A cornerstone of TQM’s efficacy is the unwavering commitment of its employees. For TQM to flourish, personnel at all levels must fully embrace its principles and systems. This necessitates transparent inter-departmental communication regarding objectives, expectations, and operational constraints. Organizations implementing TQM must invest in comprehensive employee training and provide ample resources to ensure tasks are executed proficiently and punctually. Furthermore, TQM actively endeavors to mitigate employee turnover, thereby retaining skilled workers vital to sustained quality improvement. The concept of continuous improvement is ingrained in TQM, advocating for gradual, incremental enhancements as the company garners deeper insights into its customer base, operational procedures, and competitive landscape.

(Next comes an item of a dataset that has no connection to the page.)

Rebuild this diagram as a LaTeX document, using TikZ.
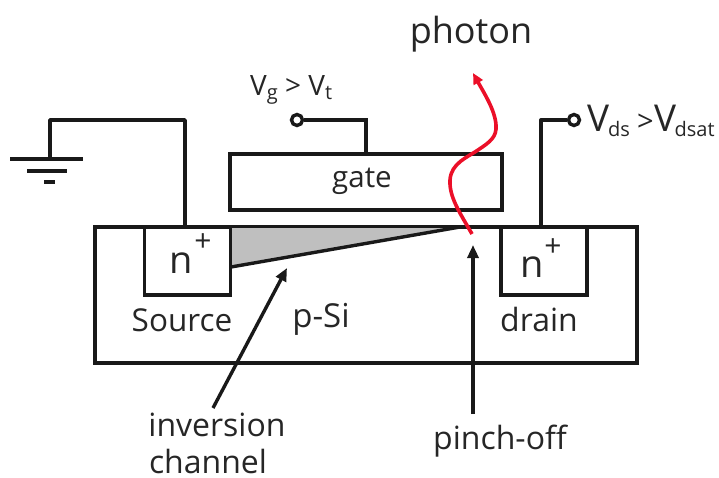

This adaptability enables the organization to respond adeptly to evolving market demands and to fortify its competitive edge by continuously refining its products, market strategies, and customer engagement.

Implementing TQM: Strategy and Benefits

The implementation of TQM follows a strategic, systematic approach, where all organizational processes and procedures are meticulously aligned with the company’s overarching vision, mission, and long-term strategic objectives. TQM mandates a commitment to integrating quality as a fundamental element of decision-making, supported by necessary financial investments. A critical component of this systematic approach is the reliance on data. Management must consistently analyze production metrics, employee performance, and efficiency indicators to assess how well plans are being executed and to correlate anticipated outcomes with actual results. Comprehensive documentation and meticulous planning are central to TQM, and only through diligent data utilization and analysis can management truly ascertain the effectiveness of these plans and identify areas for improvement.

Successfully integrating systems is another key aspect of TQM, advocating for seamless information exchange across departments. This ensures that relevant data, such as inventory levels or product utilization, is immediately accessible throughout the organization, facilitating informed decision-making. TQM promotes a unified understanding across all operational units by interconnecting data sources and fostering cross-system information sharing, eliminating silos and enhancing collective efficiency. Beyond data, effective human communication is vital. It plays a crucial role in motivating employees, educating team members about process nuances, and mitigating operational errors, whether in routine daily tasks or during significant organizational transformations. While TQM demands a substantial, organization-wide commitment and can entail considerable financial investment and potential resistance to change, its successful adoption typically results in significant benefits, including enhanced product quality, reduced operational costs, minimized waste, and increased adaptability to market dynamics.